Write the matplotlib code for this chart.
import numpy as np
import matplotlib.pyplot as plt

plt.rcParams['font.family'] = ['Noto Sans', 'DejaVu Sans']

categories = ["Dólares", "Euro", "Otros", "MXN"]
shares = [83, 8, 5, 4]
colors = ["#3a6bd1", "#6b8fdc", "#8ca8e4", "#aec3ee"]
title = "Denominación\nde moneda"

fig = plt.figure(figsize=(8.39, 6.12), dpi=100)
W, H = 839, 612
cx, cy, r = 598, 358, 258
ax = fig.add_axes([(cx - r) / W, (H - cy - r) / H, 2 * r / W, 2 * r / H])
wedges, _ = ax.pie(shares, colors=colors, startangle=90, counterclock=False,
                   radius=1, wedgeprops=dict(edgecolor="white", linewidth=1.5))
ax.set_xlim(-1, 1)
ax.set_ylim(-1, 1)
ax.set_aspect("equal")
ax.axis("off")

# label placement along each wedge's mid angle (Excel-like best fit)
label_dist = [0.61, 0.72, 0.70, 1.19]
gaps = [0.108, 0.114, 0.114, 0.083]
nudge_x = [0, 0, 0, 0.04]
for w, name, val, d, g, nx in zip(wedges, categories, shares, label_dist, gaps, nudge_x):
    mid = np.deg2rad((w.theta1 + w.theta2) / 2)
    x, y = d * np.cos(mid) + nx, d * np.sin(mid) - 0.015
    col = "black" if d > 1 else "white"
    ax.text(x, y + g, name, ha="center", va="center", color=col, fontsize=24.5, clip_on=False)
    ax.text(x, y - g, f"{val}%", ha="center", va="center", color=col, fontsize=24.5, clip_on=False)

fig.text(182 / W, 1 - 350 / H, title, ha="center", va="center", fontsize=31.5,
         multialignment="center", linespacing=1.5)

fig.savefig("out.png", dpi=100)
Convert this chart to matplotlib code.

_ _ _ _

## Set task
Restate each record word for word.

## Written response
Write the matplotlib code for this chart.
import numpy as np
import matplotlib.pyplot as plt

plt.rcParams['font.family'] = ['Noto Sans', 'DejaVu Sans']

categories = ["Dólares", "Euro", "Otros", "MXN"]
shares = [83, 8, 5, 4]
colors = ["#3a6bd1", "#6b8fdc", "#8ca8e4", "#aec3ee"]
title = "Denominación\nde moneda"

fig = plt.figure(figsize=(8.39, 6.12), dpi=100)
W, H = 839, 612
cx, cy, r = 598, 358, 258
ax = fig.add_axes([(cx - r) / W, (H - cy - r) / H, 2 * r / W, 2 * r / H])
wedges, _ = ax.pie(shares, colors=colors, startangle=90, counterclock=False,
                   radius=1, wedgeprops=dict(edgecolor="white", linewidth=1.5))
ax.set_xlim(-1, 1)
ax.set_ylim(-1, 1)
ax.set_aspect("equal")
ax.axis("off")

# label placement along each wedge's mid angle (Excel-like best fit)
label_dist = [0.61, 0.72, 0.70, 1.19]
gaps = [0.108, 0.114, 0.114, 0.083]
nudge_x = [0, 0, 0, 0.04]
for w, name, val, d, g, nx in zip(wedges, categories, shares, label_dist, gaps, nudge_x):
    mid = np.deg2rad((w.theta1 + w.theta2) / 2)
    x, y = d * np.cos(mid) + nx, d * np.sin(mid) - 0.015
    col = "black" if d > 1 else "white"
    ax.text(x, y + g, name, ha="center", va="center", color=col, fontsize=24.5, clip_on=False)
    ax.text(x, y - g, f"{val}%", ha="center", va="center", color=col, fontsize=24.5, clip_on=False)

fig.text(182 / W, 1 - 350 / H, title, ha="center", va="center", fontsize=31.5,
         multialignment="center", linespacing=1.5)

fig.savefig("out.png", dpi=100)
Convert this chart to matplotlib code.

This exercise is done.